A study in simplicity, the B&B cocktail is a combination of brandy and French herbal liqueur, Bénédictine. Though the pairing dates back at least to 1910, when it appeared as a layered pousse-café in Raymond E. Sullivan’s The Barkeeper’s Manual, the drink is most often associated with Prohibition-era New York City. Legend credits a bartender at the storied 21 Club in the 1930s with popularizing the stirred, after-dinner version we know today: rich, herbal, and elegant.

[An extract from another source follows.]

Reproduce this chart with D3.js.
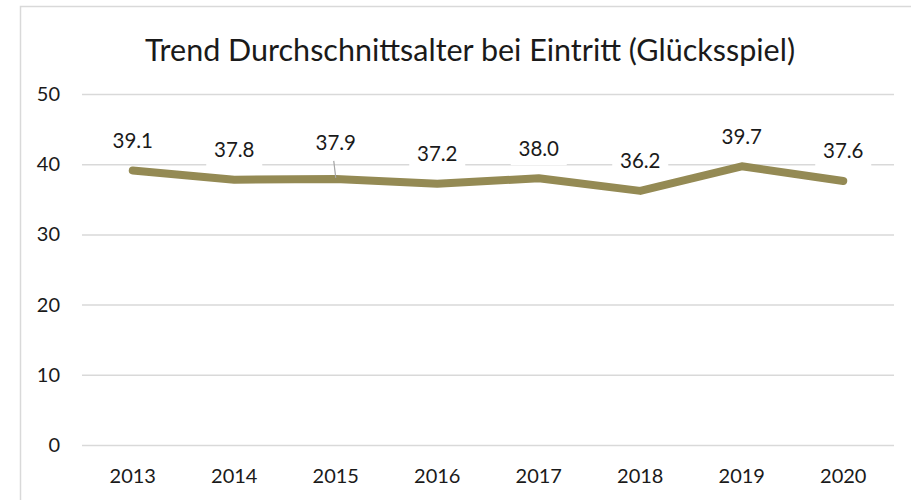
<!DOCTYPE html>
<html>
<head>
<meta charset="utf-8">
<script src="https://cdn.jsdelivr.net/npm/d3@7"></script>
<style>
    body { margin: 0; background: #ffffff; }
    svg { display: block; font-family: Lato, "Open Sans", sans-serif; }
</style>
</head>
<body>
<div id="chart"></div>
<script>
// chart data
const years = ["2013", "2014", "2015", "2016", "2017", "2018", "2019", "2020"];
const avgAge = [39.1, 37.8, 37.9, 37.2, 38.0, 36.2, 39.7, 37.6];
const yTicks = [0, 10, 20, 30, 40, 50];
const title = "Trend Durchschnittsalter bei Eintritt (Glücksspiel)";

const width = 911;
const height = 500;

const svg = d3.select("#chart")
    .append("svg")
    .attr("width", width)
    .attr("height", height);

// outer chart border (runs off the right and bottom edge)
svg.append("rect")
    .attr("x", 20.5)
    .attr("y", 6.5)
    .attr("width", 1000)
    .attr("height", 600)
    .attr("fill", "#ffffff")
    .attr("stroke", "#d9d9d9")
    .attr("stroke-width", 1.5);

const x = d3.scaleBand()
    .domain(years)
    .range([82, 894]);

const y = d3.scaleLinear()
    .domain([0, 50])
    .range([445, 94]);

svg.append("text")
    .attr("x", 470)
    .attr("y", 61)
    .attr("text-anchor", "middle")
    .attr("font-size", "30.5px")
    .attr("fill", "#1a1a1a")
    .text(title);

// horizontal gridlines
const yAxis = d3.axisLeft(y)
    .tickValues(yTicks)
    .tickSize(-(894 - 82))
    .tickPadding(22);

const yAxisG = svg.append("g")
    .attr("transform", "translate(82,0)")
    .call(yAxis);

yAxisG.select(".domain").remove();
yAxisG.selectAll(".tick line")
    .attr("stroke", "#d9d9d9")
    .attr("stroke-width", 1.5);
yAxisG.selectAll(".tick text")
    .attr("font-size", "20px")
    .attr("fill", "#1a1a1a")
    .attr("font-family", "Lato, sans-serif");

// year labels
const xAxis = d3.axisBottom(x)
    .tickSize(0)
    .tickPadding(24);

const xAxisG = svg.append("g")
    .attr("transform", "translate(0,445)")
    .call(xAxis);

xAxisG.select(".domain").remove();
xAxisG.selectAll(".tick text")
    .attr("font-size", "20px")
    .attr("fill", "#1a1a1a")
    .attr("font-family", "Lato, sans-serif");

const points = years.map((yr, i) => ({ year: yr, value: avgAge[i] }));
const cx = d => x(d.year) + x.bandwidth() / 2;

const line = d3.line()
    .x(cx)
    .y(d => y(d.value));

svg.append("path")
    .datum(points)
    .attr("d", line)
    .attr("fill", "none")
    .attr("stroke", "#948a54")
    .attr("stroke-width", 8)
    .attr("stroke-linecap", "round")
    .attr("stroke-linejoin", "round");

// data labels, 2015 was pulled up a bit and gets a leader line
const leaderYear = "2015";
const labelY = d => y(d.value) - (d.year === leaderYear ? 36 : 30);

svg.append("g")
    .selectAll("line")
    .data(points.filter(d => d.year === leaderYear))
    .enter()
    .append("line")
    .attr("x1", d => cx(d) - 2)
    .attr("y1", d => labelY(d) + 18)
    .attr("x2", d => cx(d))
    .attr("y2", d => y(d.value) - 1)
    .attr("stroke", "#a6a6a6")
    .attr("stroke-width", 1.2);

const labels = svg.append("g")
    .selectAll("g")
    .data(points)
    .enter()
    .append("g")
    .attr("transform", d => `translate(${cx(d)},${labelY(d)})`);

labels.append("rect")
    .attr("x", -28)
    .attr("y", -17)
    .attr("width", 56)
    .attr("height", 34)
    .attr("fill", "#ffffff");

labels.append("text")
    .attr("text-anchor", "middle")
    .attr("dy", "0.36em")
    .attr("font-size", "20.5px")
    .attr("fill", "#1a1a1a")
    .text(d => d.value.toFixed(1));
</script>
</body>
</html>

The two-ingredient cocktail became so popular in the U.S. that by 1937, Bénédictine introduced a pre-mixed bottling made with 60% Bénédictine and 40% French brandy.
Why the B&B works
Traditionally mixed in equal parts, this variation pulls back on the liqueur, yielding a drier, more nuanced drink that lets the brandy’s bright fruit notes shine without sacrificing Bénédictine’s warm, herbal complexity.
Produced in France since the 19th century, the Cognac-based liqueur is made with a proprietary blend of 27 herbs and spices and finished with honey. Naturally sweet, with notes of warm baking spice and citrus, it finds balance when paired with a dry brandy, resulting in a cocktail that’s layered, warming, and finished with a velvety smoothness.